What is expected >>
Transcribe all of the data exactly. Omit the pictures.

Data extract >>
++++
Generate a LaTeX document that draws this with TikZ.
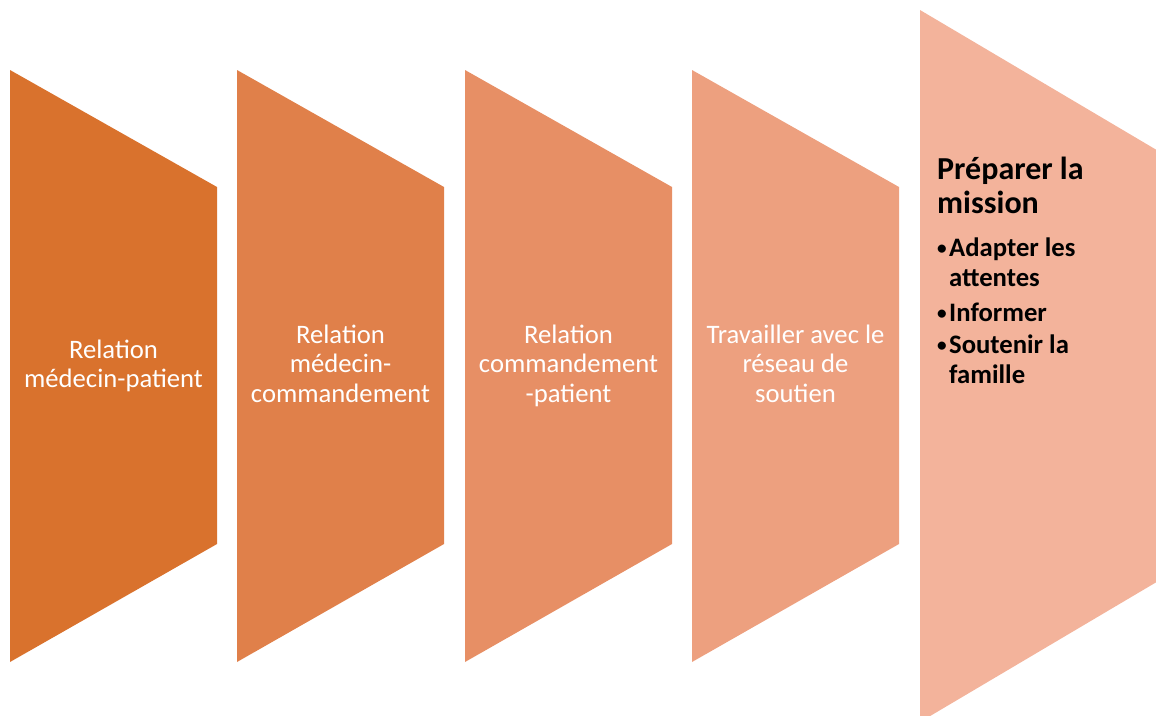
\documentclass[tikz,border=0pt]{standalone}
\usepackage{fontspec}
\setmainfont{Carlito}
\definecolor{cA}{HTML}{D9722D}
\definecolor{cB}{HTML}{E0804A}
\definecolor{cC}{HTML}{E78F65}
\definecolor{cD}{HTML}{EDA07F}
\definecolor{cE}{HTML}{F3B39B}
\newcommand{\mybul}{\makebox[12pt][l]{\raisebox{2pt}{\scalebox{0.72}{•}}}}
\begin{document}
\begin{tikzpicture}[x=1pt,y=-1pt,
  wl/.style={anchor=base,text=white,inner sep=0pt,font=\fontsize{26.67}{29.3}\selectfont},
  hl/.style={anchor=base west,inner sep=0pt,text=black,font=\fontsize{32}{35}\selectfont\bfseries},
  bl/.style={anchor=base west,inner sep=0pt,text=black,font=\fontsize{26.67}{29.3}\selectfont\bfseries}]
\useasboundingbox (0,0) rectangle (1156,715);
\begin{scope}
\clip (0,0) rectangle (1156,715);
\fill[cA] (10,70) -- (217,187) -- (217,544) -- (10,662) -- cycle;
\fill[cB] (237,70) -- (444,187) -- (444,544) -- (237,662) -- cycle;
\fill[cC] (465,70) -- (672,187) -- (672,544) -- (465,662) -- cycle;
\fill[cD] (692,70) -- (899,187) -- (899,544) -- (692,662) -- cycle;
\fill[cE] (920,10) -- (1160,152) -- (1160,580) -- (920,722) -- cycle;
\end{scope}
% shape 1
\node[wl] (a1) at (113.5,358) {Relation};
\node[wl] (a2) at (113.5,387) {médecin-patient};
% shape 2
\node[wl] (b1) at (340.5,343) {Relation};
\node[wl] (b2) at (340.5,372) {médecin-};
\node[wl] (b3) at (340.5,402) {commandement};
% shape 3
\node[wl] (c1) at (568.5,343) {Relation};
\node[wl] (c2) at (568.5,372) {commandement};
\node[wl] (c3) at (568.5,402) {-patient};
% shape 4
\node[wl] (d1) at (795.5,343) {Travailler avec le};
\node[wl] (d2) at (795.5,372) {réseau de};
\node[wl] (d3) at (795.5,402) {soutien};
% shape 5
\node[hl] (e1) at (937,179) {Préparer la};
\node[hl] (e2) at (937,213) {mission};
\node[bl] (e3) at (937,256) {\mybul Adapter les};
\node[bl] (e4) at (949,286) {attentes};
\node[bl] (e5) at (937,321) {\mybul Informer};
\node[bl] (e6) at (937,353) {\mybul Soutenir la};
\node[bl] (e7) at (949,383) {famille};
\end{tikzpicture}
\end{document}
++++
Solution to this task >>
Generate a LaTeX document that draws this with TikZ.
\documentclass[tikz,border=0pt]{standalone}
\usepackage{fontspec}
\setmainfont{Carlito}
\definecolor{cA}{HTML}{D9722D}
\definecolor{cB}{HTML}{E0804A}
\definecolor{cC}{HTML}{E78F65}
\definecolor{cD}{HTML}{EDA07F}
\definecolor{cE}{HTML}{F3B39B}
\newcommand{\mybul}{\makebox[12pt][l]{\raisebox{2pt}{\scalebox{0.72}{•}}}}
\begin{document}
\begin{tikzpicture}[x=1pt,y=-1pt,
  wl/.style={anchor=base,text=white,inner sep=0pt,font=\fontsize{26.67}{29.3}\selectfont},
  hl/.style={anchor=base west,inner sep=0pt,text=black,font=\fontsize{32}{35}\selectfont\bfseries},
  bl/.style={anchor=base west,inner sep=0pt,text=black,font=\fontsize{26.67}{29.3}\selectfont\bfseries}]
\useasboundingbox (0,0) rectangle (1156,715);
\begin{scope}
\clip (0,0) rectangle (1156,715);
\fill[cA] (10,70) -- (217,187) -- (217,544) -- (10,662) -- cycle;
\fill[cB] (237,70) -- (444,187) -- (444,544) -- (237,662) -- cycle;
\fill[cC] (465,70) -- (672,187) -- (672,544) -- (465,662) -- cycle;
\fill[cD] (692,70) -- (899,187) -- (899,544) -- (692,662) -- cycle;
\fill[cE] (920,10) -- (1160,152) -- (1160,580) -- (920,722) -- cycle;
\end{scope}
% shape 1
\node[wl] (a1) at (113.5,358) {Relation};
\node[wl] (a2) at (113.5,387) {médecin-patient};
% shape 2
\node[wl] (b1) at (340.5,343) {Relation};
\node[wl] (b2) at (340.5,372) {médecin-};
\node[wl] (b3) at (340.5,402) {commandement};
% shape 3
\node[wl] (c1) at (568.5,343) {Relation};
\node[wl] (c2) at (568.5,372) {commandement};
\node[wl] (c3) at (568.5,402) {-patient};
% shape 4
\node[wl] (d1) at (795.5,343) {Travailler avec le};
\node[wl] (d2) at (795.5,372) {réseau de};
\node[wl] (d3) at (795.5,402) {soutien};
% shape 5
\node[hl] (e1) at (937,179) {Préparer la};
\node[hl] (e2) at (937,213) {mission};
\node[bl] (e3) at (937,256) {\mybul Adapter les};
\node[bl] (e4) at (949,286) {attentes};
\node[bl] (e5) at (937,321) {\mybul Informer};
\node[bl] (e6) at (937,353) {\mybul Soutenir la};
\node[bl] (e7) at (949,383) {famille};
\end{tikzpicture}
\end{document}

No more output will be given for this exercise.